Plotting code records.
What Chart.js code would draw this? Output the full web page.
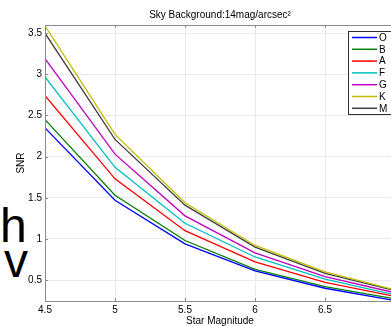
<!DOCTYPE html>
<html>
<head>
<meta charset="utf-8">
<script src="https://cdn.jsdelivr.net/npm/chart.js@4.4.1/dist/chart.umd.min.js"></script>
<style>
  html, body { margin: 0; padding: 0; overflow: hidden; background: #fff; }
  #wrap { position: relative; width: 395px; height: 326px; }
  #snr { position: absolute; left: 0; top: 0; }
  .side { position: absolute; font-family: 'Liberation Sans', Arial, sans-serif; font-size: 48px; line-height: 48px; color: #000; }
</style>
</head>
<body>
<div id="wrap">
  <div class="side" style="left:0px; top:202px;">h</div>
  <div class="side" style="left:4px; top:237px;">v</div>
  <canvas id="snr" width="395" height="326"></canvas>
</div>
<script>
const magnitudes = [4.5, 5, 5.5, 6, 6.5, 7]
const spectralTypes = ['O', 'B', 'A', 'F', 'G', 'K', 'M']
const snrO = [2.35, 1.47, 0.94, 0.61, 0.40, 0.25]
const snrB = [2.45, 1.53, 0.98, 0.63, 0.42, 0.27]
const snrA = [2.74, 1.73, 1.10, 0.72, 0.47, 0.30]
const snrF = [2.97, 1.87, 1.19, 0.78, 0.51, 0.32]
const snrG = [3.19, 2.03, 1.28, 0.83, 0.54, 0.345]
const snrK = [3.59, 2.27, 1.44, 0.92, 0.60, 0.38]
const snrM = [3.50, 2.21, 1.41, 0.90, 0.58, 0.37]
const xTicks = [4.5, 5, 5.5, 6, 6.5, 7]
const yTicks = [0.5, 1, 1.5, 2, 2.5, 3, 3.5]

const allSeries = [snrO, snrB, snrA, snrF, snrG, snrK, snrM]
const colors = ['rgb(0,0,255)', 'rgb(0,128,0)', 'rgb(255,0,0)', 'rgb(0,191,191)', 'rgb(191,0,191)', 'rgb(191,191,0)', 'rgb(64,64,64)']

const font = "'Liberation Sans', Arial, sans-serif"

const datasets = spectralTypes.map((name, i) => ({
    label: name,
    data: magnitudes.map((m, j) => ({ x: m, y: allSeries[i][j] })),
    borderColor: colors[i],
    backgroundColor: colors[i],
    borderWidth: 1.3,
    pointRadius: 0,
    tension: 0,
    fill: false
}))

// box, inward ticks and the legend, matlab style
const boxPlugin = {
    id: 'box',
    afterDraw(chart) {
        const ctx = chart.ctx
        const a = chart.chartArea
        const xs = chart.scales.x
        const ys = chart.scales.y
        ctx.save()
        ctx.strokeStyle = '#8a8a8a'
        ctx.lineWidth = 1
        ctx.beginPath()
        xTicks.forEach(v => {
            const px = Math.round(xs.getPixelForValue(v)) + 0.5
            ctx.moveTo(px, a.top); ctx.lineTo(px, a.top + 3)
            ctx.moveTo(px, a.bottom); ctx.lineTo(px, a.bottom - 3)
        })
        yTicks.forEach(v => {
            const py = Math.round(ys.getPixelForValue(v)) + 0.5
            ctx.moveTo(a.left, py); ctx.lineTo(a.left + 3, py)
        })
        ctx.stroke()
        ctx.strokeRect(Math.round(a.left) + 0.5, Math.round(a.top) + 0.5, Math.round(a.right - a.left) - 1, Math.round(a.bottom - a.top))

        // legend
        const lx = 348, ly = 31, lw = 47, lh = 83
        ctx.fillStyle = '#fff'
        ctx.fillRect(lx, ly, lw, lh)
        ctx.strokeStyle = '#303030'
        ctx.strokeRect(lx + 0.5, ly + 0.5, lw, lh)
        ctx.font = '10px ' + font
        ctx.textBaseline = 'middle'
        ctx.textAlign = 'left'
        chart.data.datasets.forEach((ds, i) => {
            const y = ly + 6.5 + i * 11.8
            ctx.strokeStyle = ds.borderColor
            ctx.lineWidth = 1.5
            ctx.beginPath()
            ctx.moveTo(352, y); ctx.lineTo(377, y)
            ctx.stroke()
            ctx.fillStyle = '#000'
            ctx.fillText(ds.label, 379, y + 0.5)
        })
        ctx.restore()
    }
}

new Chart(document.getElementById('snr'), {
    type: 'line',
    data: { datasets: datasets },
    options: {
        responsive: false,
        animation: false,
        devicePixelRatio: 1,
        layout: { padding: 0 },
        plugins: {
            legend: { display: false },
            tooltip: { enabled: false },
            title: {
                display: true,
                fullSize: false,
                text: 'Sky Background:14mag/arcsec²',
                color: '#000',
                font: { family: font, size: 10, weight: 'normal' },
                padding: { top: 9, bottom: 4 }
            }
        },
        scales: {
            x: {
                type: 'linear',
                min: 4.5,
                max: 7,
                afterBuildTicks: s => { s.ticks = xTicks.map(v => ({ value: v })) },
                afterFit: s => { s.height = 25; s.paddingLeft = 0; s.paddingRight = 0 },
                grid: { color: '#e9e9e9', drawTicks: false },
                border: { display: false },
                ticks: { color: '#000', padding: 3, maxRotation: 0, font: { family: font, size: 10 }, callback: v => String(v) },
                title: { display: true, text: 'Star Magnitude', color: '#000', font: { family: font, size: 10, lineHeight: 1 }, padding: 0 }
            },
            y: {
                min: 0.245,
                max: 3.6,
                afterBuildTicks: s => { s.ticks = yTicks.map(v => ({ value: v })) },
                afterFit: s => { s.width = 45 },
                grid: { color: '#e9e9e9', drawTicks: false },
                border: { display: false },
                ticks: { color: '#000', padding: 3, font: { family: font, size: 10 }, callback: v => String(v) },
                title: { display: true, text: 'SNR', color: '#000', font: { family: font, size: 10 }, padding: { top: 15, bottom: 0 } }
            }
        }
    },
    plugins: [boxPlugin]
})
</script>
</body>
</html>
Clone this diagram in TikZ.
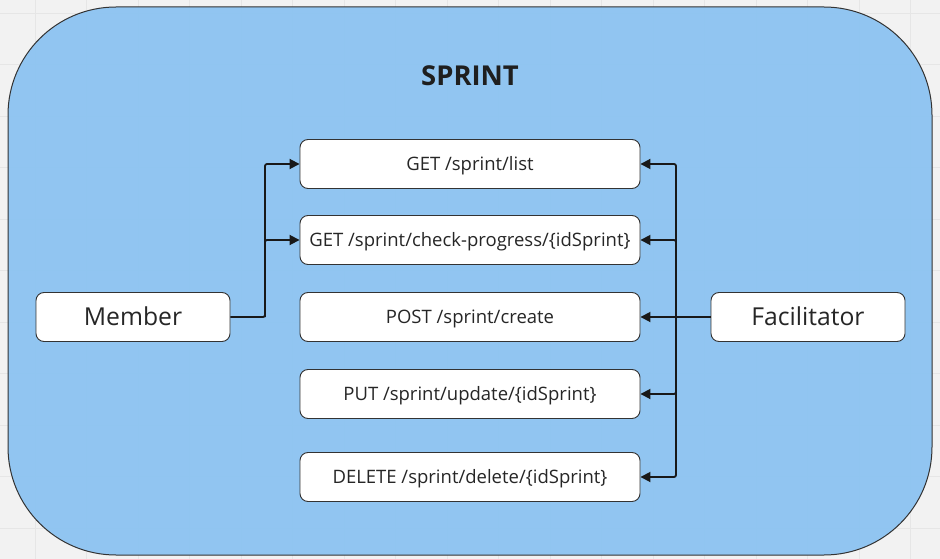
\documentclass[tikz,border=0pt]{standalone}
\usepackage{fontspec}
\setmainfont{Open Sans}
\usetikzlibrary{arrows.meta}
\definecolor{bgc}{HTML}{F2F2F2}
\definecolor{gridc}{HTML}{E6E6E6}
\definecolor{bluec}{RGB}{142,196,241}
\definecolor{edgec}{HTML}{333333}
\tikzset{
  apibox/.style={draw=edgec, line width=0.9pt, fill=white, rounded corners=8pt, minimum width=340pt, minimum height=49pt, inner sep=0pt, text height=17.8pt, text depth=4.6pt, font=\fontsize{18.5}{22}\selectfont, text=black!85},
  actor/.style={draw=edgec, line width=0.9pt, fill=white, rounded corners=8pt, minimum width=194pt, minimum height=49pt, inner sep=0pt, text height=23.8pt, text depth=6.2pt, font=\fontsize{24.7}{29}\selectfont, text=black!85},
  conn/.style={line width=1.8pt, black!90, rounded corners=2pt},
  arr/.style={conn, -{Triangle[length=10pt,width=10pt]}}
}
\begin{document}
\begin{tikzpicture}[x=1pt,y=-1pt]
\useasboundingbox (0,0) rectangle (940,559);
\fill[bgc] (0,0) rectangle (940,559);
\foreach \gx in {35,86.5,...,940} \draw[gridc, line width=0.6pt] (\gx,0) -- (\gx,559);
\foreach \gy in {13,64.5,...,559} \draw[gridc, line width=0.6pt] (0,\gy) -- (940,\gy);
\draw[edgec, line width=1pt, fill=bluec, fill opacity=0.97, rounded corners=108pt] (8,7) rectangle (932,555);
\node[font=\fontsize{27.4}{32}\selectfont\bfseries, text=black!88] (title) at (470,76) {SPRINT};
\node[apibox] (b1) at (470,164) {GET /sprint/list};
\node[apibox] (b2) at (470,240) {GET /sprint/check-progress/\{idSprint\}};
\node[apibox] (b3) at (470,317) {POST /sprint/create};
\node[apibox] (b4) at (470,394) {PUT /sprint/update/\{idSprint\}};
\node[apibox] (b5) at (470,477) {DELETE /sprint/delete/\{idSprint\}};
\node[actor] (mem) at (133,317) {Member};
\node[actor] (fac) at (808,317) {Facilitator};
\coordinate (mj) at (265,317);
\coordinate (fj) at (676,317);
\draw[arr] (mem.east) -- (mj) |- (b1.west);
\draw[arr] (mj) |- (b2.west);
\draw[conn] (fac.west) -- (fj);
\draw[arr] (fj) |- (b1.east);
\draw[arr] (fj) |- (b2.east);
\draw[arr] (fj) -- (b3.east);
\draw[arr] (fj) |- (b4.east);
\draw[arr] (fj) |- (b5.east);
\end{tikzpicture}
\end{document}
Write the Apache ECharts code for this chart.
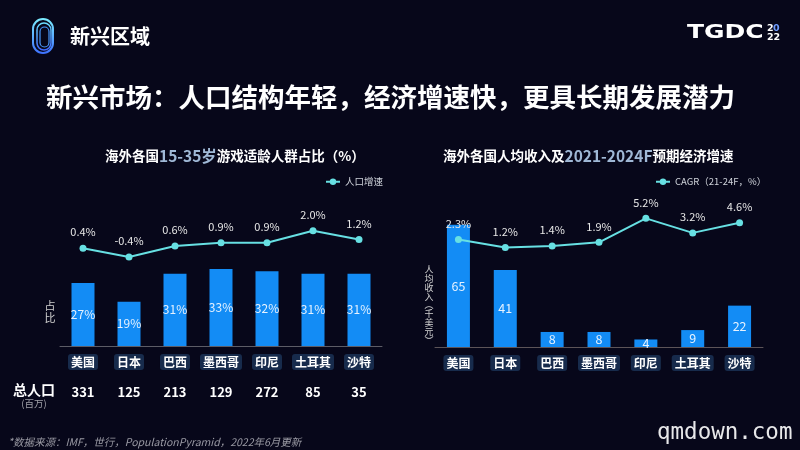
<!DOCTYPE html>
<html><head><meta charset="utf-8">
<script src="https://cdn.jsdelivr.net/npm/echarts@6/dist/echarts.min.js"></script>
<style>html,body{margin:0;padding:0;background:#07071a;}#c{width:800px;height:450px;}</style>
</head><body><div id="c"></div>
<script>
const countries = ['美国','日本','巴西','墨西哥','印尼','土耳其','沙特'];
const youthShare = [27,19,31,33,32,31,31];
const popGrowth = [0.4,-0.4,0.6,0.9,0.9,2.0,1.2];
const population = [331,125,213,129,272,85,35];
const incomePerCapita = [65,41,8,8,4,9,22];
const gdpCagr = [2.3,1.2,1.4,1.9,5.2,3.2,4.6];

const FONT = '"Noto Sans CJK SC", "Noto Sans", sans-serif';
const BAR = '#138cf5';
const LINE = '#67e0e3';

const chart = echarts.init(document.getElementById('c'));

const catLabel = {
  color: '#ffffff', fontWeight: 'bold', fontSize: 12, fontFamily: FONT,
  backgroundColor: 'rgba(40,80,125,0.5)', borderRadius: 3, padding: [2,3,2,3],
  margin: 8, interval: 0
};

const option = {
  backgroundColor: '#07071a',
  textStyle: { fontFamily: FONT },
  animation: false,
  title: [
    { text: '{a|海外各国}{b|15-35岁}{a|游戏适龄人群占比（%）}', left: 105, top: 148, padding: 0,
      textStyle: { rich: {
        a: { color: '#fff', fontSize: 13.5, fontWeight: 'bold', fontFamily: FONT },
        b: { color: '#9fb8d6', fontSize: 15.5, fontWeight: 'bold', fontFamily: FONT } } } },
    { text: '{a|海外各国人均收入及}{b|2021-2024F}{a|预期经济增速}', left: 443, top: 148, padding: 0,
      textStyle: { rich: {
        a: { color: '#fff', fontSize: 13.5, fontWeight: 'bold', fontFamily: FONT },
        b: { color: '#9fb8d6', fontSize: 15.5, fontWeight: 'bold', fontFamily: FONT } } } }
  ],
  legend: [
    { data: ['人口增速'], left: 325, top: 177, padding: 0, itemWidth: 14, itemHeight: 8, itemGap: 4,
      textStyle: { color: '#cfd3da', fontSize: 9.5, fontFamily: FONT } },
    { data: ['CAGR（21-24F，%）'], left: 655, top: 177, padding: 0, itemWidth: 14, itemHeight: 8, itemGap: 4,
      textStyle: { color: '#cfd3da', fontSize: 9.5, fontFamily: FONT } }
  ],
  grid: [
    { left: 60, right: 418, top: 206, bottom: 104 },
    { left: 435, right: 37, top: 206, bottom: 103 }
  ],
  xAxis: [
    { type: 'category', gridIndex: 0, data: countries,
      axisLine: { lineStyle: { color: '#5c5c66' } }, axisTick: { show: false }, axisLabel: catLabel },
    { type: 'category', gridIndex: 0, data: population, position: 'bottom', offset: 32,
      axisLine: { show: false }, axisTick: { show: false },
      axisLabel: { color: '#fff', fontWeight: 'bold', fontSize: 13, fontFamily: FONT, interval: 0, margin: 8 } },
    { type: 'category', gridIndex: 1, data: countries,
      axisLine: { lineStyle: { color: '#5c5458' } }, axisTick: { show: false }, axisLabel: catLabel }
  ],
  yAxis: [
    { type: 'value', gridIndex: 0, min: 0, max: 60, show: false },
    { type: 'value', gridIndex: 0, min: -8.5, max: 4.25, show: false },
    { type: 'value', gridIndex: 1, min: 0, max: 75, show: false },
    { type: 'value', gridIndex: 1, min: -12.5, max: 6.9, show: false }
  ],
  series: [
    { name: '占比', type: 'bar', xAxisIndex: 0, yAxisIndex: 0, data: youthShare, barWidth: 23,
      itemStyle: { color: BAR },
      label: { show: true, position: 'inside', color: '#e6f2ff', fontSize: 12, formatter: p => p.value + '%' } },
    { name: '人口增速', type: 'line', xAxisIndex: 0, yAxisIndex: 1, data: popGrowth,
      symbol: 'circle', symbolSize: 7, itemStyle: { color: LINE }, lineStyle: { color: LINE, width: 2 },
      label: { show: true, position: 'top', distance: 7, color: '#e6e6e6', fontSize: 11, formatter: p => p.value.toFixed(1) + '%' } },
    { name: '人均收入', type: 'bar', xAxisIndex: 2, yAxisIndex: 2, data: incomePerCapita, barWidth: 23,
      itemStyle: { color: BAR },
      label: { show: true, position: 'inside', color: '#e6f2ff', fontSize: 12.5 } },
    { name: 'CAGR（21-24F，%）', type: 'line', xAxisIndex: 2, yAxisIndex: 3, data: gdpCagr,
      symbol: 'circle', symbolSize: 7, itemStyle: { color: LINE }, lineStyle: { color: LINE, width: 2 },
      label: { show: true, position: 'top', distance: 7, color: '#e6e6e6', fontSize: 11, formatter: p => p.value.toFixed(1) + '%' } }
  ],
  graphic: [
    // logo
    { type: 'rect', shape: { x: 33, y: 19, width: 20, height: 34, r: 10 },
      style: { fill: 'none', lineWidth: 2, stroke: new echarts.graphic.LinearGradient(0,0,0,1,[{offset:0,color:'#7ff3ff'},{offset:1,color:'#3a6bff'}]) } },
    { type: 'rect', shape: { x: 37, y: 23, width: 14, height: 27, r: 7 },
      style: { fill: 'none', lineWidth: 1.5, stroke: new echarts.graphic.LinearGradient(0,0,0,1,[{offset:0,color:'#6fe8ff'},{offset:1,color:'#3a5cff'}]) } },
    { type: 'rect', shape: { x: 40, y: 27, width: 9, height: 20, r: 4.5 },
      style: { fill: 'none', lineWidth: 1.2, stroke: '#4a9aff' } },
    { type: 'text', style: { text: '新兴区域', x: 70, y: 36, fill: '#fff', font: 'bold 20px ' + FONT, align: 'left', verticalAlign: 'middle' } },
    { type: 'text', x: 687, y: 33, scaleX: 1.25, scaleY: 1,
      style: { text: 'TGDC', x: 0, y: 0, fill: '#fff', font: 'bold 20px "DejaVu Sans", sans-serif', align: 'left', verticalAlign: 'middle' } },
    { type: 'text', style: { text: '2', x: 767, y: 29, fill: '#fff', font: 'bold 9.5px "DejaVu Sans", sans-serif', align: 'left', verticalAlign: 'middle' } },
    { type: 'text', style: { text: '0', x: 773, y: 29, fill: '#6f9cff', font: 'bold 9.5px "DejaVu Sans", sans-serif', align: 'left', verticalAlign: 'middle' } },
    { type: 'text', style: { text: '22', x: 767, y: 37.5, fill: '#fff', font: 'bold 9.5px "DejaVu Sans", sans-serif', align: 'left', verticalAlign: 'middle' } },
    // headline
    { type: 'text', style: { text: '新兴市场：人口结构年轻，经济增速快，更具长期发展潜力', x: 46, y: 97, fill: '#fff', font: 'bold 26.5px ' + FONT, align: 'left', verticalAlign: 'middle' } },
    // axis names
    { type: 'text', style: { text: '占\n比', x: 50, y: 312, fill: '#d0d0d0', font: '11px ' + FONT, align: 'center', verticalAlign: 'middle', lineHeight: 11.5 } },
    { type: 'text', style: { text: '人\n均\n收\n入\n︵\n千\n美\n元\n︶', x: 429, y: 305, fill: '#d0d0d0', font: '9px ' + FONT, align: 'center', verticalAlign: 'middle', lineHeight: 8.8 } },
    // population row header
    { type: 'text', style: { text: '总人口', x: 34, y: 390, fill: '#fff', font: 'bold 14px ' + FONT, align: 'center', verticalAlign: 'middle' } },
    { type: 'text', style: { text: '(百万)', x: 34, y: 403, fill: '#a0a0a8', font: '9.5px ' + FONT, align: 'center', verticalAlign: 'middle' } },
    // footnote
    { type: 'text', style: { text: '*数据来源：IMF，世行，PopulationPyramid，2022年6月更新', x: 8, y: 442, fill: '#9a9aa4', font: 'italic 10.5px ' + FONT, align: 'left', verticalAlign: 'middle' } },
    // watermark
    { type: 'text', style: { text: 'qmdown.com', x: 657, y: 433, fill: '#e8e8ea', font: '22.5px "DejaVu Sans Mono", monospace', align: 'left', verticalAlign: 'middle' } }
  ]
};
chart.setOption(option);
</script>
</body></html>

STATED PROBLEM.
Retype only the lines above from the one with "Write the Apache ECharts code for this chart." through the one with "const chart = echarts.init(document.getElementById('c'));", exactly and with both ends. Images stay out.

ANSWER TO THIS EXERCISE.
Write the Apache ECharts code for this chart.
<!DOCTYPE html>
<html><head><meta charset="utf-8">
<script src="https://cdn.jsdelivr.net/npm/echarts@6/dist/echarts.min.js"></script>
<style>html,body{margin:0;padding:0;background:#07071a;}#c{width:800px;height:450px;}</style>
</head><body><div id="c"></div>
<script>
const countries = ['美国','日本','巴西','墨西哥','印尼','土耳其','沙特'];
const youthShare = [27,19,31,33,32,31,31];
const popGrowth = [0.4,-0.4,0.6,0.9,0.9,2.0,1.2];
const population = [331,125,213,129,272,85,35];
const incomePerCapita = [65,41,8,8,4,9,22];
const gdpCagr = [2.3,1.2,1.4,1.9,5.2,3.2,4.6];

const FONT = '"Noto Sans CJK SC", "Noto Sans", sans-serif';
const BAR = '#138cf5';
const LINE = '#67e0e3';

const chart = echarts.init(document.getElementById('c'));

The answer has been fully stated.